重要なのは映画として、アクション映画として、面白かったかどうかということだ。最近はアクション映画に食傷気味になっているのだが、そんな倦怠期においてもこの「They Call Him OG」はとても楽しめた。まずはアクションシーンが秀逸であった。テルグ語映画特有の、手や首が飛ぶようなグロテスクシーンはあったものの、迫力あるアクションが目白押しだった。主人公OGはサムライの道場で修行をして術をマスターしたという設定であり、日本刀やヌンチャクを使って戦うが、そういうシーンでも違和感はなく、純粋に楽しむことができた。ちなみに、主演のパワン・カリヤーンは空手の黒帯とのことであり、武術の心得がある。さらに、編集がうまく、物語がリニアに進んでいくことも没入感を強めた。常におどろおどろしい音楽が流れ気分を盛り上げているのもプラスに働いた。
1993年という年、ボンベイという場所、そして同時爆破テロ計画という3点が示すのは、1993年3月12日に発生したボンベイ同時爆破テロだ。その首謀者はマフィアのドン、ダーウード・イブラーヒームだとされるが、映画の中での首謀者はデーヴィッドという名前で、これも明らかにダーウードをモデルにしていた。ただ、映画はこの事件そのものを再現しているわけではなく、あくまでモチーフにしたに過ぎない。そもそもボンベイ同時爆破テロ事件は発生した事件であるが、「They Call Him OG」の中ではOGの活躍によってテロは未然に防がれた。

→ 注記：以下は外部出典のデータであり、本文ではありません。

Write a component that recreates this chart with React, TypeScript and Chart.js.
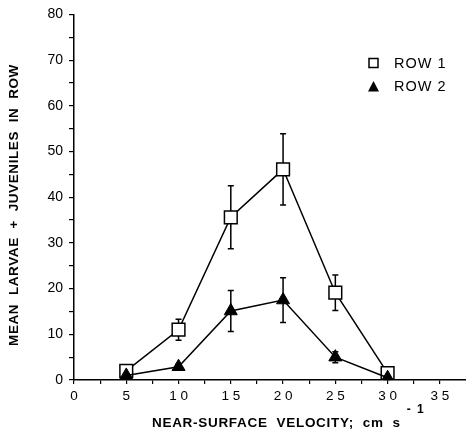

続編「They Call Him OG II」の存在も明らかにされている。次回はヤクザの親分、ユキムラ・シンゾウがメインの悪役になることが予想される。そうなると、さらに日本のモチーフが盛り込まれることになるだろう。興行的には成功しており、企画倒れに終わることはなさそうだ。ただ、パワン・カリヤーンが政界で重責を担っているので、すぐに企画が動き出す可能性は低いかもしれない。
「They Call Him OG」は、テルグ語映画界のパワースター、パワン・カリヤーン主演の、日本モチーフたっぷりなアクション映画である。日本での上映を意識していると思われるが、日本人には奇妙に映る部分も少なくない。それらを配給会社がどう判断するだろうか。それは差し引いても、アクション映画として面白く、パワンのヒーロー振りも素晴らしかった。アクション映画全盛の現在にあっても埋もれることにない魅力がある作品である。